Déclare recevable le recours interjeté le 31 août 2023 par A______ contre le jugement JTPI/8480/2023 rendu le 25 juillet 2023 par le Tribunal de première instance dans la cause C/1410/2023–14 SML.

Au fond :

Le rejette.

Déboute les parties de toutes autres conclusions.

Sur les frais :

Arrête les frais judiciaires du recours à 800 fr., compensés avec l'avance de frais fournie, acquise à l'Etat de Genève, et les met à la charge de A______.

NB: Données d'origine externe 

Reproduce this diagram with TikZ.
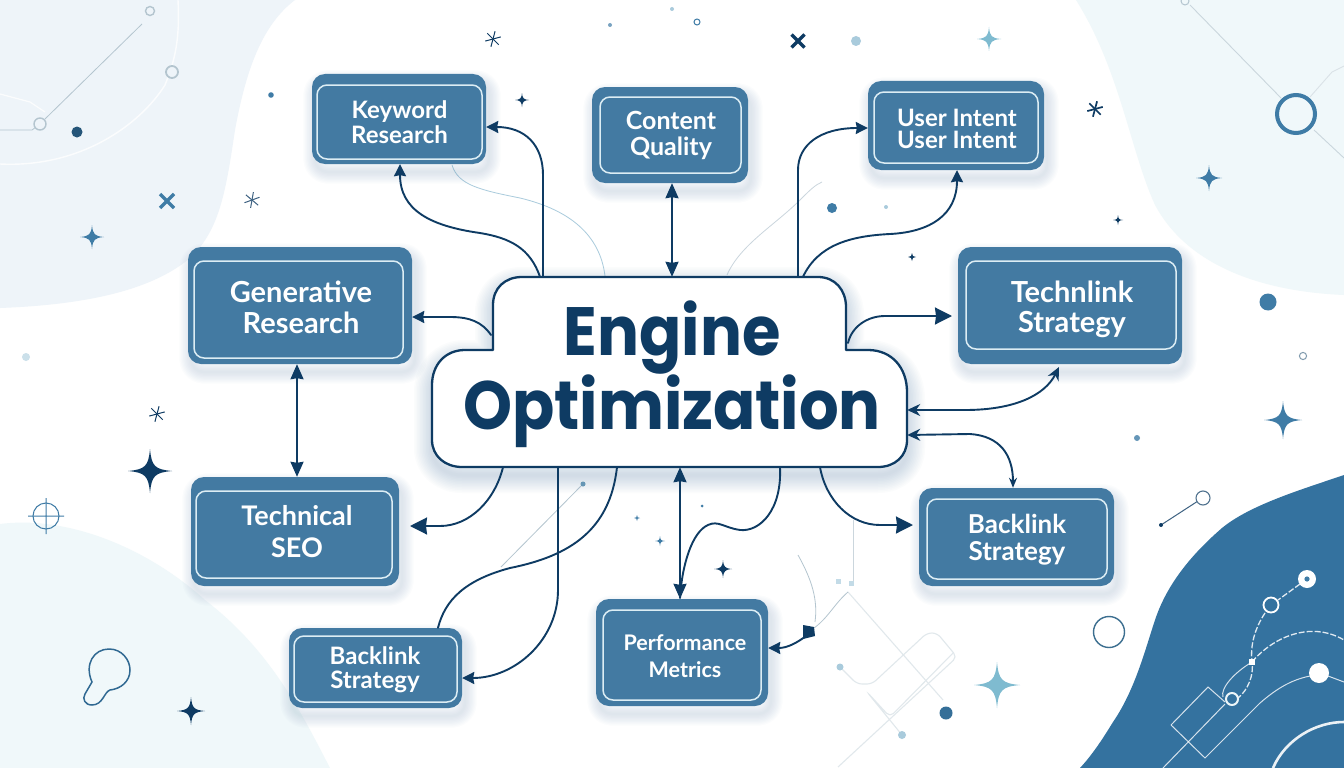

Dit qu'il n'est pas alloué de dépens de recours.

Siégeant :

Madame Pauline ERARD, présidente; Madame Sylvie DROIN, Madame Nathalie LANDRY-BARTHE, juges; Madame Marie-Pierre GROSJEAN, greffière.

La présidente :

Pauline ERARD

 

La greffière :

Marie-Pierre GROSJEAN

 

 

 

 

Indication des voies de recours :

 

Conformément aux art. 113 ss de la loi fédérale sur le Tribunal fédéral du 17 juin 2005 (LTF; RS 173.110), le présent arrêt peut être porté dans les trente jours qui suivent sa notification avec expédition complète (art 100 al. 1 LTF) par-devant le Tribunal fédéral par la voie du recours constitutionnel subsidiaire.

 

Le recours doit être adressé au Tribunal fédéral, 1000 Lausanne 14.

 

Valeur litigieuse des conclusions pécuniaires au sens de la LTF inférieure à 30'000 fr.